Thursday, November 21, 2013

Week 13 - Oryx and Crake

Over the last two weeks, I chose to read Oryx and Crake by Margaret Atwood.  I think this is one of the first novels in the last few weeks that I've found really fascinating because it has a combination of elements that make it different from science fiction or fantasy, but it is not the type of pure distopian literature that I am used to.  This novel felt like it had a lot of history to it... it felt very personal like I knew each of the character's and their motivations.  I guess Oryx and Crake was just really something that made me want to know where exactly things would end up because it had everything I love - it had a really cool backstory, mulitple converging plotlines, and I don't know, I just loved getting to go back and discover how the world ended up as it did.  I think I was really fascinated to by Jimmy (Snowman's) life growing up because as odd as it was, it felt very familiar to my own.  I particularly loved how well both his parents were painted - Jimmy's mother, odd, obsessive, controlling, especially when Jimmy brings home the rakunk after his mother had refused to get him a cat or a baby brother.  The characters just all felt so nostalgic... down to how Jimmy acts at his new school or when Jimmy's mother ulitimately gets rid of the rakunk.  Though I haven't quite finished... I'm really excited as to where the novel keeps going, and I'll continue to post as I finish it.

Tuesday, November 12, 2013

Week 8 - Ocean at the End of the Lane

While this wasn't my first read by Neil Gaiman, Ocean at the End of the Lane felt especially fresh and new from Gaiman's American Gods.  I loved the fact that the novel felt completely full and fleshed out even though it was a quick read, and I was able to read it all in one night.  For me, it was hard to tell if this was a children's tale or more in the adult realm like American Gods.  Perhaps that made it kind of better somehow that you have this adult-narrator telling a rather scary tale of what happened to him as a child.  Another interesting thing is how many interesting little thoughts Gaiman is able to weave into the narrative, it's almost like a stream of consciousness or at least as if you were having him sit next to you and read you a bedtime story.  It was almost impossible not to hear Gaiman's voice as I read this story, it felt so much as if he were reading it to me.  The book was extremely personal but I think something we can all relate to - childhood ostracism, loneliness, "evil" babysitters.  There is also something that feels greatly nostalgic about this novel, and I guess I'm not quite sure if this was the way in which Gaiman tells it or just the overall themes themselves.  I suppose that's part of the mystery that makes books like this and The Graveyard book so powerful, that they are almost a subgenre in themselves.  I think as we become adults it is hard for us to look back at childhood in the same way that Gaiman is able to communicate, but then it becomes so obvious how these memories are almost universal.  For me, it was easy to get caught up in the world that Gaiman creates, but then it was also hard to put it down and move on with reality.

Week 7 - Night Circus

Erin Morgenstern's Night Circus has perhaps been one of my favorite reads in this semester.  I think there was definitely something special in how Morgenstern discribes the magic and mystery that surround the circus, and I loved how she showed the passage of time in short sections that kept jumping back and forth and kept me guessing as to what exactly would happen next.  I really felt completely pulled into the setting of this novel, the time period and the way that she describes the world around you - I particularly enjoyed the short 1-2 page vignettes where she just zooms in on the sights and sounds of the circus.  As for the rest of the novel, I did have trouble keeping up with the slight nuances of the game that Marco and Celia are pulled into and I wasn't particularly a fan of the climax to the novel (where they duel from afar).
However, I was always rooting for Celia's abilities, and I loved how her character was the one who was  brought up to be the more "physically" magical that Marco, which made it a great contrast between the two characters and flipped the gender roles.

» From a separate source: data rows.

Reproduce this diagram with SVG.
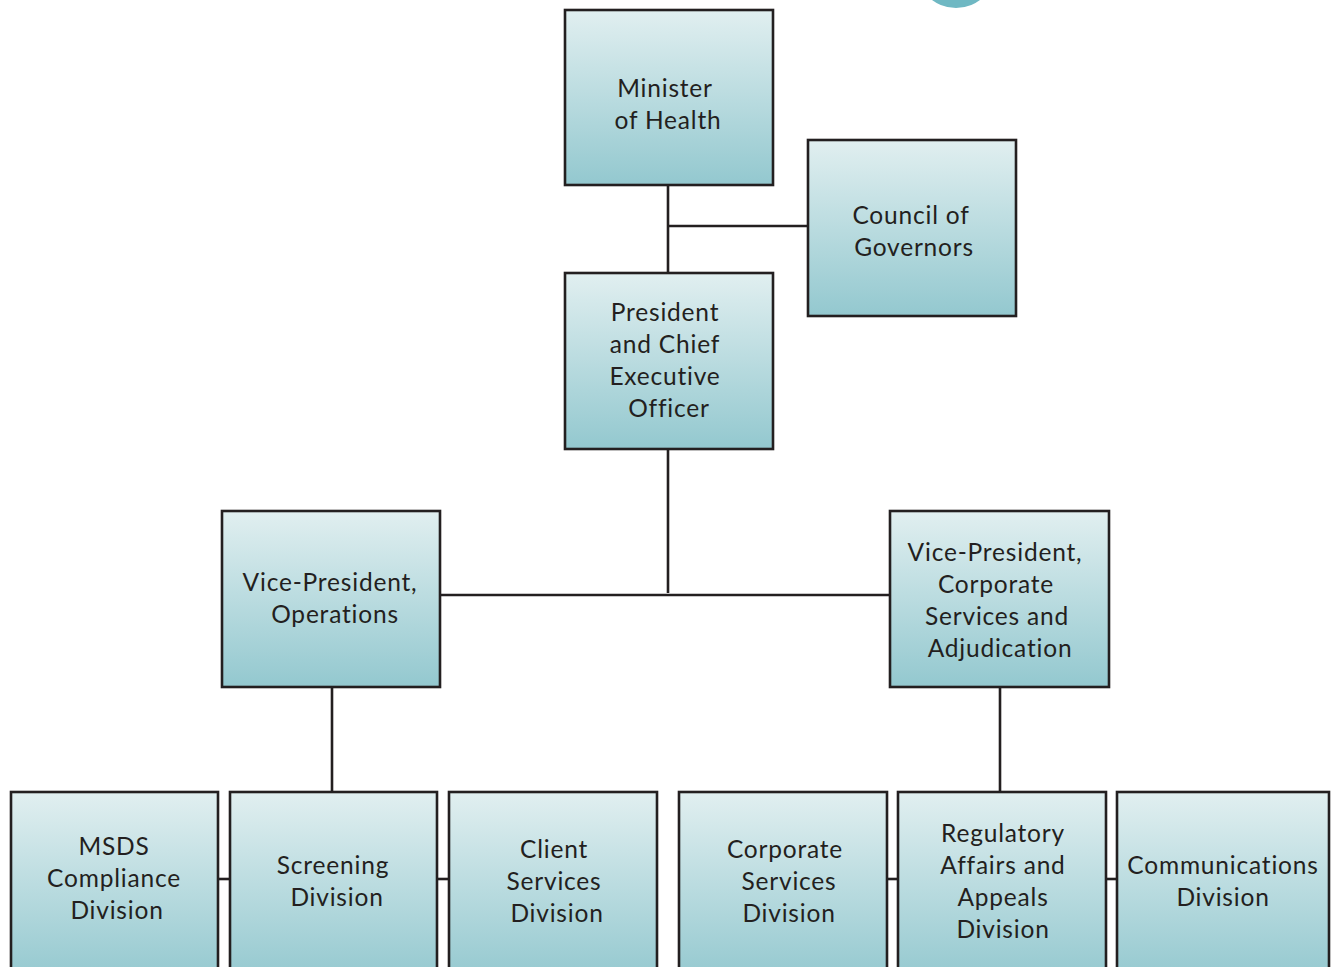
<svg xmlns="http://www.w3.org/2000/svg" width="1335" height="967" viewBox="0 0 1335 967">
  <defs>
    <linearGradient id="boxFill" x1="0" y1="0" x2="0" y2="1">
      <stop offset="0" stop-color="#e1eff0"/>
      <stop offset="1" stop-color="#93c8cf"/>
    </linearGradient>
    <style>
      .box { fill: url(#boxFill); stroke: #231f20; stroke-width: 2.6; }
      .lbl { font-family: Lato, "Open Sans", "Liberation Sans", sans-serif; font-size: 24.5px; letter-spacing: 0.8px; font-variant-ligatures: none; fill: #231f20; text-anchor: middle; }
      .conn { stroke: #231f20; stroke-width: 2.6; fill: none; }
    </style>
  </defs>
  <rect width="1335" height="967" fill="#ffffff"/>

  <!-- decorative disc at the top edge -->
  <circle cx="956" cy="-32" r="40" fill="#6fb8c3"/>

  <!-- connectors -->
  <g id="connectors" class="conn">
    <line x1="668" y1="185" x2="668" y2="273"/>
    <line x1="668" y1="226" x2="808" y2="226"/>
    <line x1="668" y1="449" x2="668" y2="593"/>
    <line x1="440" y1="595" x2="890" y2="595"/>
    <line x1="332" y1="687" x2="332" y2="792"/>
    <line x1="1000" y1="687" x2="1000" y2="792"/>
    <line x1="218" y1="879" x2="230" y2="879"/>
    <line x1="437" y1="879" x2="449" y2="879"/>
    <line x1="887" y1="879" x2="898" y2="879"/>
    <line x1="1106" y1="879" x2="1117" y2="879"/>
  </g>

  <g id="minister">
    <rect class="box" x="565" y="10" width="208" height="175"/>
    <text class="lbl"><tspan x="665" y="97">Minister</tspan><tspan x="668" y="129">of Health</tspan></text>
  </g>

  <g id="council">
    <rect class="box" x="808" y="140" width="208" height="176"/>
    <text class="lbl"><tspan x="911" y="224">Council of</tspan><tspan x="914" y="256">Governors</tspan></text>
  </g>

  <g id="ceo">
    <rect class="box" x="565" y="273" width="208" height="176"/>
    <text class="lbl"><tspan x="665" y="321">President</tspan><tspan x="665" y="353">and Chief</tspan><tspan x="665" y="385">Executive</tspan><tspan x="669" y="417">Officer</tspan></text>
  </g>

  <g id="vp-operations">
    <rect class="box" x="222" y="511" width="218" height="176"/>
    <text class="lbl"><tspan x="330" y="591">Vice-President,</tspan><tspan x="335" y="623">Operations</tspan></text>
  </g>

  <g id="vp-corporate">
    <rect class="box" x="890" y="511" width="219" height="176"/>
    <text class="lbl"><tspan x="995" y="561">Vice-President,</tspan><tspan x="996" y="593">Corporate</tspan><tspan x="997" y="625">Services and</tspan><tspan x="1000" y="657">Adjudication</tspan></text>
  </g>

  <g id="msds">
    <rect class="box" x="11" y="792" width="207" height="190"/>
    <text class="lbl"><tspan x="114" y="855">MSDS</tspan><tspan x="114" y="887">Compliance</tspan><tspan x="117" y="919">Division</tspan></text>
  </g>

  <g id="screening">
    <rect class="box" x="230" y="792" width="207" height="190"/>
    <text class="lbl"><tspan x="333" y="874">Screening</tspan><tspan x="337" y="906">Division</tspan></text>
  </g>

  <g id="client-services">
    <rect class="box" x="449" y="792" width="208" height="190"/>
    <text class="lbl"><tspan x="554" y="858">Client</tspan><tspan x="554" y="890">Services</tspan><tspan x="557" y="922">Division</tspan></text>
  </g>

  <g id="corporate-services">
    <rect class="box" x="679" y="792" width="208" height="190"/>
    <text class="lbl"><tspan x="785" y="858">Corporate</tspan><tspan x="789" y="890">Services</tspan><tspan x="789" y="922">Division</tspan></text>
  </g>

  <g id="regulatory">
    <rect class="box" x="898" y="792" width="208" height="190"/>
    <text class="lbl"><tspan x="1003" y="842">Regulatory</tspan><tspan x="1003" y="874">Affairs and</tspan><tspan x="1003" y="906">Appeals</tspan><tspan x="1003" y="938">Division</tspan></text>
  </g>

  <g id="communications">
    <rect class="box" x="1117" y="792" width="212" height="190"/>
    <text class="lbl"><tspan x="1223" y="874">Communications</tspan><tspan x="1223" y="906">Division</tspan></text>
  </g>
</svg>
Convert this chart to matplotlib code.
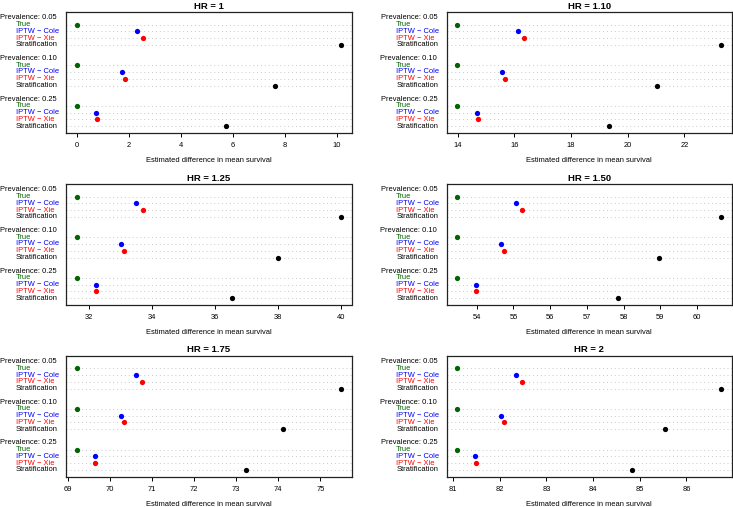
import matplotlib
matplotlib.use("Agg")
import matplotlib.pyplot as plt
from matplotlib.ticker import MultipleLocator
from matplotlib.transforms import offset_copy

plt.rcParams['font.family'] = ['Liberation Sans', 'DejaVu Sans']

# data
hr_titles = ["HR = 1", "HR = 1.10", "HR = 1.25", "HR = 1.50", "HR = 1.75", "HR = 2"]
prevalences = ["Prevalence: 0.05", "Prevalence: 0.10", "Prevalence: 0.25"]
methods = ["True", "IPTW \u2212 Cole", "IPTW \u2212 Xie", "Stratification"]
method_colors = ["darkgreen", "blue", "red", "black"]

true_vals = [0.0, 13.98, 31.62, 53.47, 69.21, 81.09]
cole_vals = [[2.31, 1.73, 0.74],
             [16.11, 15.57, 14.68],
             [33.50, 33.04, 32.22],
             [55.07, 54.67, 53.97],
             [70.61, 70.26, 69.64],
             [82.35, 82.03, 81.48]]
xie_vals = [[2.55, 1.86, 0.78],
            [16.33, 15.68, 14.70],
            [33.71, 33.13, 32.24],
            [55.24, 54.75, 53.99],
            [70.76, 70.33, 69.65],
            [82.48, 82.09, 81.49]]
strat_vals = [[10.17, 7.64, 5.74],
              [23.29, 21.03, 19.34],
              [40.00, 37.99, 36.55],
              [60.65, 58.95, 57.85],
              [75.49, 74.11, 73.24],
              [86.74, 85.54, 84.84]]
tick_steps = [2, 2, 2, 1, 1, 1]

W, H = 733, 507
fig = plt.figure(figsize=(W / 100, H / 100), dpi=100)

col_left = [66, 446.7]
col_right = [351.5, 731.5]
row_top = [12, 184, 355.7]
row_bot = [133, 305, 476.7]

for k in range(6):
    r, c = k // 2, k % 2
    ax = fig.add_axes([col_left[c] / W, 1 - row_bot[r] / H,
                       (col_right[c] - col_left[c]) / W, (row_bot[r] - row_top[r]) / H])
    lab_tr = offset_copy(ax.get_yaxis_transform(), fig=fig, x=-50.5, y=0, units='dots')
    grp_tr = offset_copy(ax.get_yaxis_transform(), fig=fig, x=-9.5, y=0, units='dots')
    for g in range(3):
        top = 17 - 6 * g
        vals = [true_vals[k], cole_vals[k][g], xie_vals[k][g], strat_vals[k][g]]
        ax.text(0, top, prevalences[g], transform=grp_tr, ha='right', va='center',
                fontsize=5.4, color='black')
        for i in range(4):
            y = top - 1 - i
            ax.axhline(y, color='#c8c8c8', lw=0.7, ls=(0, (1, 3)), zorder=1)
            ax.plot(vals[i], y, 'o', color=method_colors[i], ms=3.8, mew=0, zorder=3)
            ax.text(0, y, methods[i], transform=lab_tr, ha='left', va='center',
                    fontsize=5.4, color=method_colors[i])
    ax.margins(x=0.04)
    ax.set_ylim(0, 17.85)
    ax.set_yticks([])
    ax.xaxis.set_major_locator(MultipleLocator(tick_steps[k]))
    ax.tick_params(axis='x', length=2.9, width=0.7, pad=3.5, labelsize=5.4)
    for s in ax.spines.values():
        s.set_linewidth(0.9)
        s.set_color('#222222')
    ax.set_title(hr_titles[k], fontsize=6.8, fontweight='bold', pad=2.5)
    ax.set_xlabel("Estimated difference in mean survival", fontsize=5.4, labelpad=6)

fig.savefig("out.png", dpi=100)
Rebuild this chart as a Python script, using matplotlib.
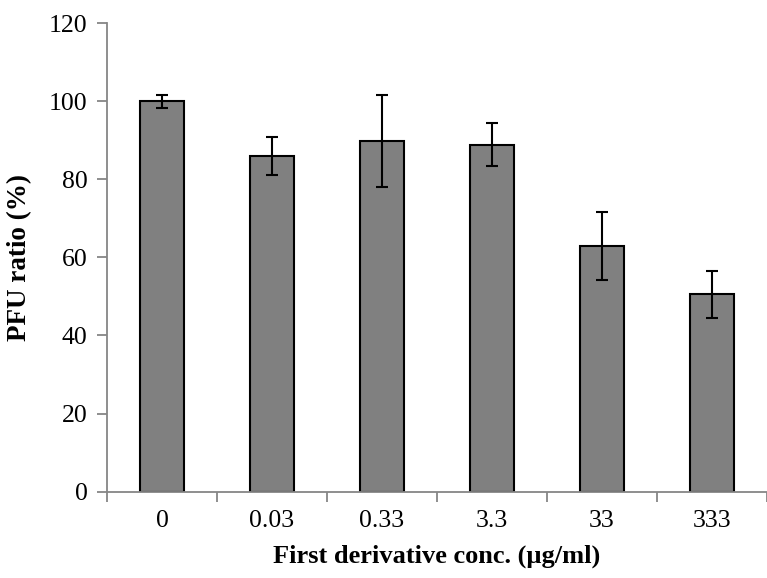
import matplotlib
matplotlib.use("Agg")
import matplotlib.pyplot as plt
import numpy as np

# data
categories = ["0", "0.03", "0.33", "3.3", "33", "333"]
pfu_ratio = [100.0, 86.0, 89.8, 88.8, 62.9, 50.5]
pfu_err = [1.7, 4.8, 11.7, 5.5, 8.6, 6.0]
y_ticks = [0, 20, 40, 60, 80, 100, 120]

plt.rcParams["font.family"] = ["Liberation Serif", "DejaVu Serif"]

fig = plt.figure(figsize=(7.67, 5.78), dpi=100)
ax = fig.add_axes([0.1395, 0.1495, 0.8605, 0.8105])

x = np.arange(len(categories))
ax.bar(x, pfu_ratio, width=0.4, color="#808080", edgecolor="black",
       linewidth=1.5, zorder=2)
ax.errorbar(x, pfu_ratio, yerr=pfu_err, fmt="none", ecolor="black",
            elinewidth=1.5, capsize=4.5, capthick=1.5, zorder=3)

ax.set_xlim(-0.5, len(categories) - 0.5)
ax.set_ylim(0, 120)
ax.set_yticks(y_ticks)
ax.set_yticklabels([str(v) for v in y_ticks])

# ticks sit between categories on the x axis, labels under the bars
ax.set_xticks(np.arange(len(categories) + 1) - 0.5)
ax.set_xticklabels([])
ax.set_xticks(x, minor=True)
ax.set_xticklabels(categories, minor=True)
ax.tick_params(axis="x", which="minor", length=0, pad=13, labelsize=18.5)
ax.tick_params(axis="x", which="major", length=7, width=1.3,
               color="#868686", direction="out")
ax.tick_params(axis="y", length=7, width=1.3, color="#868686",
               direction="out", labelsize=18.5, pad=7)

for side in ("top", "right"):
    ax.spines[side].set_visible(False)
for side in ("left", "bottom"):
    ax.spines[side].set_color("#868686")
    ax.spines[side].set_linewidth(1.3)

ax.set_xlabel("First derivative conc. (µg/ml)", fontsize=19,
              fontweight="bold", labelpad=9)
ax.set_ylabel("PFU ratio (%)", fontsize=19.5, fontweight="bold", labelpad=12)

fig.savefig("out.png", dpi=100)
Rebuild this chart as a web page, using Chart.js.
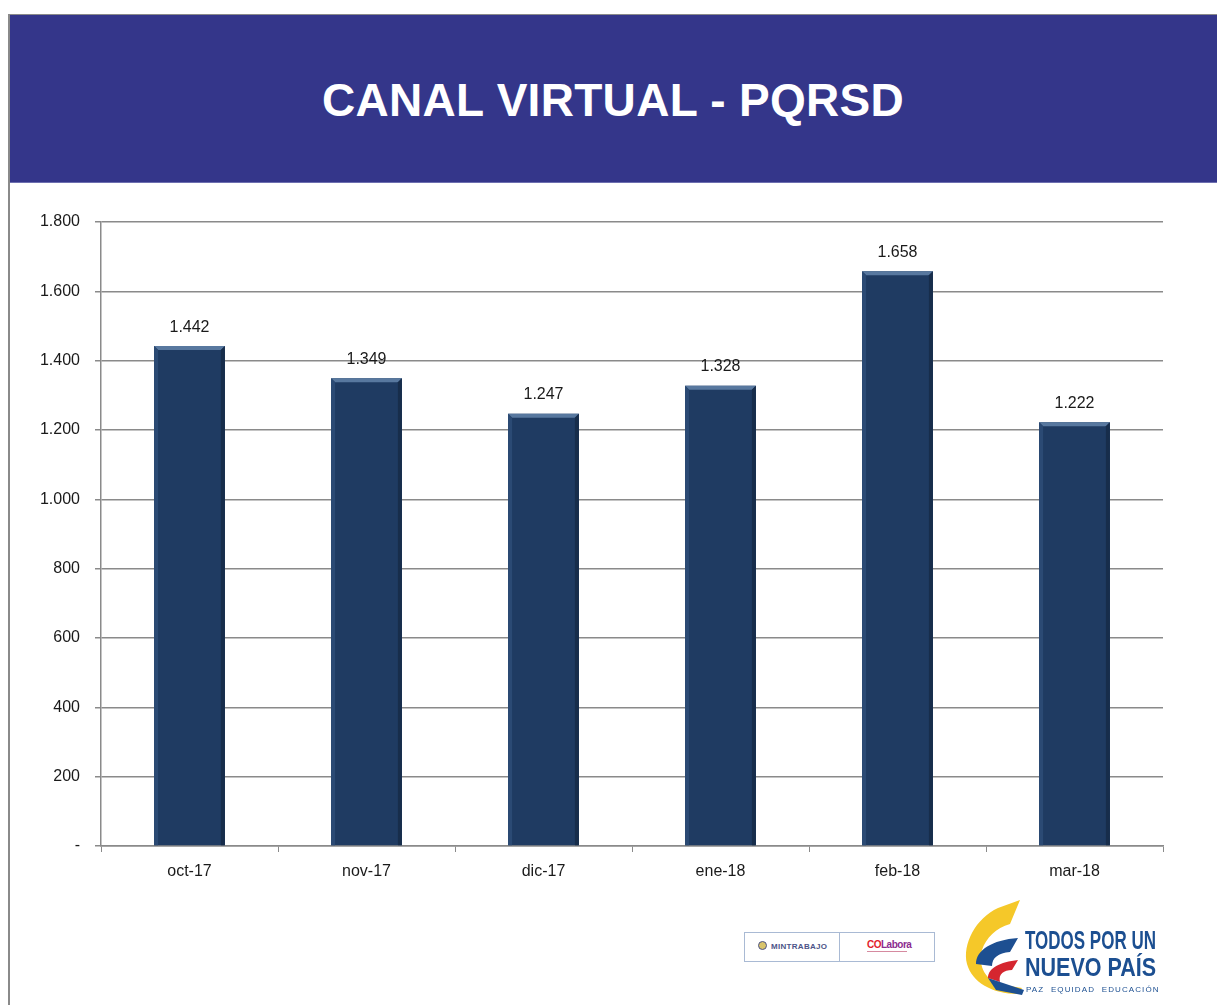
<!DOCTYPE html>
<html>
<head>
<meta charset="utf-8">
<script src="https://cdn.jsdelivr.net/npm/chart.js@4.4.0/dist/chart.umd.min.js"></script>
<style>
  body { margin: 0; background: #fff; width: 1217px; height: 1005px; overflow: hidden; position: relative; font-family: "Liberation Sans", Arial, sans-serif; }
  #leftLine { position: absolute; left: 8px; top: 14px; width: 2px; height: 991px; background: #8a8a8a; }
  #header { position: absolute; left: 9px; top: 14px; width: 1208px; height: 167px; background: #34368a; border-top: 1px solid #8a8a8a; border-bottom: 1px solid #6d6fb0; }
  #header h1 { margin: 0; position: absolute; left: 0; right: 0; top: 58px; text-align: center; color: #fff; font: bold 46px "Liberation Sans", Arial, sans-serif; letter-spacing: 0.3px; }
  #chartWrap { position: absolute; left: 9px; top: 182px; }
  .mintBox { position: absolute; left: 744px; top: 932px; width: 189px; height: 28px; border: 1px solid #a9bad4; }
  .mintBox .div { position: absolute; left: 94px; top: 0; width: 1px; height: 28px; background: #a9bad4; }
  .mint { position: absolute; left: 26px; top: 9px; font: bold 8px "Liberation Sans", sans-serif; color: #4d5488; letter-spacing: 0.3px; }
  .seal { position: absolute; left: 13px; top: 8px; width: 9px; height: 9px; border-radius: 50%; border: 1px solid #4d5488; box-sizing: border-box; background: #d9c46a; }
  .cola { position: absolute; left: 122px; top: 6px; font: bold 10px "Liberation Sans", sans-serif; letter-spacing: -0.5px; }
  .cola .co { color: #e2212b; } .cola .lab { color: #8b2c8f; }
  .colaSub { position: absolute; left: 122px; top: 18px; width: 40px; height: 1px; background: #d68aa0; }
  .todos { position: absolute; left: 1025px; font: bold 25px "Liberation Sans", sans-serif; color: #1c4f91; transform-origin: left top; white-space: nowrap; }
  .paz { position: absolute; left: 1026px; top: 985px; font: 8px "Liberation Sans", sans-serif; color: #1c4f91; letter-spacing: 1.1px; white-space: nowrap; }
</style>
</head>
<body>
<div id="header"><h1>CANAL VIRTUAL - PQRSD</h1></div>
<div id="leftLine"></div>
<div id="chartWrap"><canvas id="pqrsdChart" width="1208" height="720"></canvas></div>

<div class="mintBox">
  <div class="seal"></div>
  <div class="mint">MINTRABAJO</div>
  <div class="div"></div>
  <div class="cola"><span class="co">CO</span><span class="lab">Labora</span></div>
  <div class="colaSub"></div>
</div>
<svg style="position:absolute;left:958px;top:898px" width="70" height="102" viewBox="0 0 70 102">
  <path d="M62 2 L52 26 C38 30 28 40 24 52 C20 66 26 80 40 86 L64 90 L60 96 C34 96 14 84 9 66 C4 46 18 20 40 10 Z" fill="#f5c829"/>
  <path d="M60 40 L52 54 C40 55 34 60 34 68 L18 66 C18 52 34 42 60 40 Z" fill="#1d4f91"/>
  <path d="M60 62 L54 72 C46 72 40 76 42 84 L30 80 C30 70 42 64 60 62 Z" fill="#d5262f"/>
  <path d="M30 80 L42 84 L66 92 L64 97 L38 92 Z" fill="#1d4f91"/>
</svg>
<div class="todos" style="top:926px;transform:scaleX(0.68)">TODOS POR UN</div>
<div class="todos" style="top:953px;transform:scaleX(0.86)">NUEVO PAÍS</div>
<div class="paz">PAZ &nbsp;EQUIDAD &nbsp;EDUCACIÓN</div>

<script>
// datos del canal virtual
const months = ['oct-17', 'nov-17', 'dic-17', 'ene-18', 'feb-18', 'mar-18'];
const pqrsd = [1442, 1349, 1247, 1328, 1658, 1222];
const yTicks = [0, 200, 400, 600, 800, 1000, 1200, 1400, 1600, 1800];

function fmt(v) {
  if (v === 0) return '-';
  return String(v).replace(/\B(?=(\d{3})+(?!\d))/g, '.');
}

// etiquetas encima de las barras
const valueLabels = {
  id: 'valueLabels',
  afterDatasetsDraw(chart) {
    const ctx = chart.ctx;
    const meta = chart.getDatasetMeta(0);
    ctx.save();
    ctx.font = '16px "Liberation Sans", Arial, sans-serif';
    ctx.fillStyle = '#1a1a1a';
    ctx.textAlign = 'center';
    ctx.textBaseline = 'bottom';
    meta.data.forEach((bar, i) => {
      ctx.fillText(fmt(pqrsd[i]), bar.x, bar.y - 11);
    });
    ctx.restore();
  }
};

// bisel de las barras
const bevel = {
  id: 'bevel',
  afterDatasetsDraw(chart) {
    const ctx = chart.ctx;
    const meta = chart.getDatasetMeta(0);
    const b = 4;
    ctx.save();
    meta.data.forEach(bar => {
      const l = bar.x - bar.width / 2, r = bar.x + bar.width / 2;
      const t = bar.y, btm = bar.base;
      ctx.fillStyle = '#58789f';
      ctx.beginPath();
      ctx.moveTo(l, t); ctx.lineTo(r, t); ctx.lineTo(r - b, t + b); ctx.lineTo(l + b, t + b); ctx.closePath();
      ctx.fill();
      ctx.fillStyle = '#2b4a74';
      ctx.beginPath();
      ctx.moveTo(l, t); ctx.lineTo(l + b, t + b); ctx.lineTo(l + b, btm); ctx.lineTo(l, btm); ctx.closePath();
      ctx.fill();
      ctx.fillStyle = '#172d4b';
      ctx.beginPath();
      ctx.moveTo(r, t); ctx.lineTo(r - b, t + b); ctx.lineTo(r - b, btm); ctx.lineTo(r, btm); ctx.closePath();
      ctx.fill();
    });
    ctx.restore();
  }
};

const ctx = document.getElementById('pqrsdChart').getContext('2d');
new Chart(ctx, {
  type: 'bar',
  data: {
    labels: months,
    datasets: [{
      data: pqrsd,
      backgroundColor: '#1f3b62',
      borderWidth: 0,
      barPercentage: 0.4,
      categoryPercentage: 1
    }]
  },
  options: {
    responsive: false,
    animation: false,
    layout: { padding: { top: 40, right: 54, bottom: 0, left: 0 } },
    plugins: { legend: { display: false }, tooltip: { enabled: false } },
    scales: {
      x: {
        grid: { offset: true, drawOnChartArea: false, color: '#8a8a8a', tickLength: 6 },
        border: { color: '#8a8a8a', width: 1.5 },
        ticks: { color: '#1a1a1a', font: { size: 16, family: '"Liberation Sans", Arial, sans-serif' }, padding: 10 },
        afterFit(scale) { scale.height = 56; }
      },
      y: {
        min: 0,
        max: 1800,
        afterBuildTicks(scale) { scale.ticks = yTicks.map(v => ({ value: v })); },
        grid: { color: '#8a8a8a', lineWidth: 1.5, tickLength: 6 },
        border: { color: '#8a8a8a', width: 1.5 },
        ticks: {
          color: '#1a1a1a',
          font: { size: 16, family: '"Liberation Sans", Arial, sans-serif' },
          padding: 15,
          callback: v => fmt(v)
        },
        afterFit(scale) { scale.width = 92; }
      }
    }
  },
  plugins: [bevel, valueLabels]
});
</script>
</body>
</html>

I couldn't help but feel that Isobel's story oftentimes got in the way of the supposed fated love that binds Celia and Marco together.  I'm not sure exactly, but I felt this part wasn't entirely as fleshed out as the actual world itself.  Nevertheless, I still loved the world itself, and I especially loved many of the side characters - Widget and Poppet, Bailey, and Tsukiko all had interesting and important places in the novel as well.

Also, reading this week's novel was interesting because it really inspired me to do a "circus-themed" piece in my digital painting class... the piece I created, I feel was based much off the imagery and how much I loved reading "Night Circus".